Cable news largely ignores discovery of the remains of over 200 Indigenous children at former Canadian residential school

Last week, the remains of more than 200 children were found on the site of what was once Canada’s largest mandatory Indigenous boarding school. The discovery of the bodies is indicative of a long history of anti-Indigenous racism and abuse in Canada, particularly in its schooling system, and some of that racism is still reflected in the country’s policies today. But CNN, MSNBC, and Fox News have barely covered the grim discovery or the context behind it. 

The remains of 215 children, some as young as 3 years old, were found in late May on the site of what used to be the Kamloops Indian Residential School, part of Canada’s former network of mandatory boarding schools for Indigenous peoples. CBS News reported on the rampant abuse that took place in the schools and how its impact is still felt today:

From the 19th century until the 1970s, more than 150,000 First Nations children were required to attend state-funded Christian schools as part of a program to assimilate them into Canadian society. They were forced to convert to Christianity and not allowed to speak their native languages. Many were beaten and verbally abused, and up to 6,000 are said to have died.

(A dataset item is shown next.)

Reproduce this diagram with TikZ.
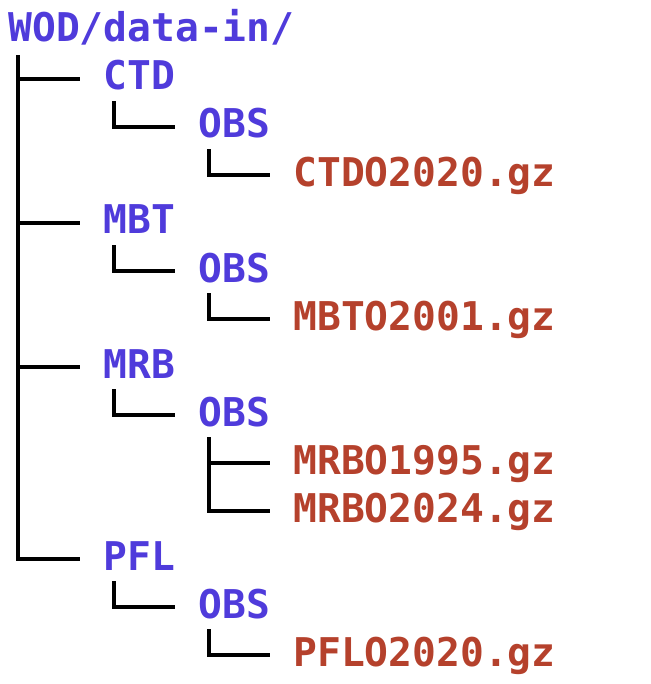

Indigenous leaders have cited that legacy of abuse and isolation as the root cause of epidemic rates of alcoholism and drug addiction on reservations.

Despite the gruesome discovery and the racist legacy behind it, CNN, MSNBC, and Fox News have all largely ignored the story. Since May 28, after news of the discovery first broke, till the morning of June 8, CNN has aired seven segments on the story totaling less than 20 minutes of coverage, with the majority airing between 3 and 5 a.m. EDT. MSNBC and Fox News each have aired only one mention of the story, and both segments lasted less than one minute.

The discovery of the remains marks a long history of anti-Indigenous racism and abuse in Canada’s residential schools, as documented by journalist Pooja Salvi. Further, Alicia Elliott, a Mohawk writer from Six Nations of the Grand River, explained in The Washington Post how the “racist legacy of Canada’s residential schools is still reflected in current policies” seen in Prime Minister Justin Trudeau’s government, including fights against compensation for survivors of residential schools and continued social services policies that “have unfailingly targeted Indigenous children for removal from their homes.” Elliott also highlighted the lack of action following the Truth and Reconciliation Commission’s 2015 report that sought to address the vicious legacy of Canada’s residential schools: 

To be clear, the 215 children found in Kamloops were victims of racist policies that supported the residential school system — a system that was, according to the 2015 report, less about education and more about separating Indigenous children from their families in order to weaken cultural ties and indoctrinate them in what the first Canadian prime minister, Sir John A. Macdonald, called “the habits and modes of thought of white men.”

In other words, residential schools were put in place with the express intent of committing cultural genocide, if not genocide itself. The Canadian government was aware of alarming death rates at these schools dating all the [way] back to 1907. Less than 25 years after residential schools became official Canadian policy, Peter Bryce released the Report on the Indian Schools of Manitoba and Northwest Territories, which revealed 24 percent of all Indigenous children at residential schools had died of tuberculosis. Bryce went so far as to call residential schools “a national crime.”


In the background of this latest gruesome discovery is the fact that only nine of the Truth and Reconciliation Commission’s 94 calls to action have been fully implemented.


Media Matters searched transcripts in the SnapStream video database for all original programming on CNN, Fox News Channel, and MSNBC for the terms “Canada” or “British Colombia” within close proximity of any of the terms “Catholic,” “Indigenous,” “Kamloops,” “children,” “215,” “Indian,” or “school,” from May 28 through 10 a.m. EDT on June 8, 2021.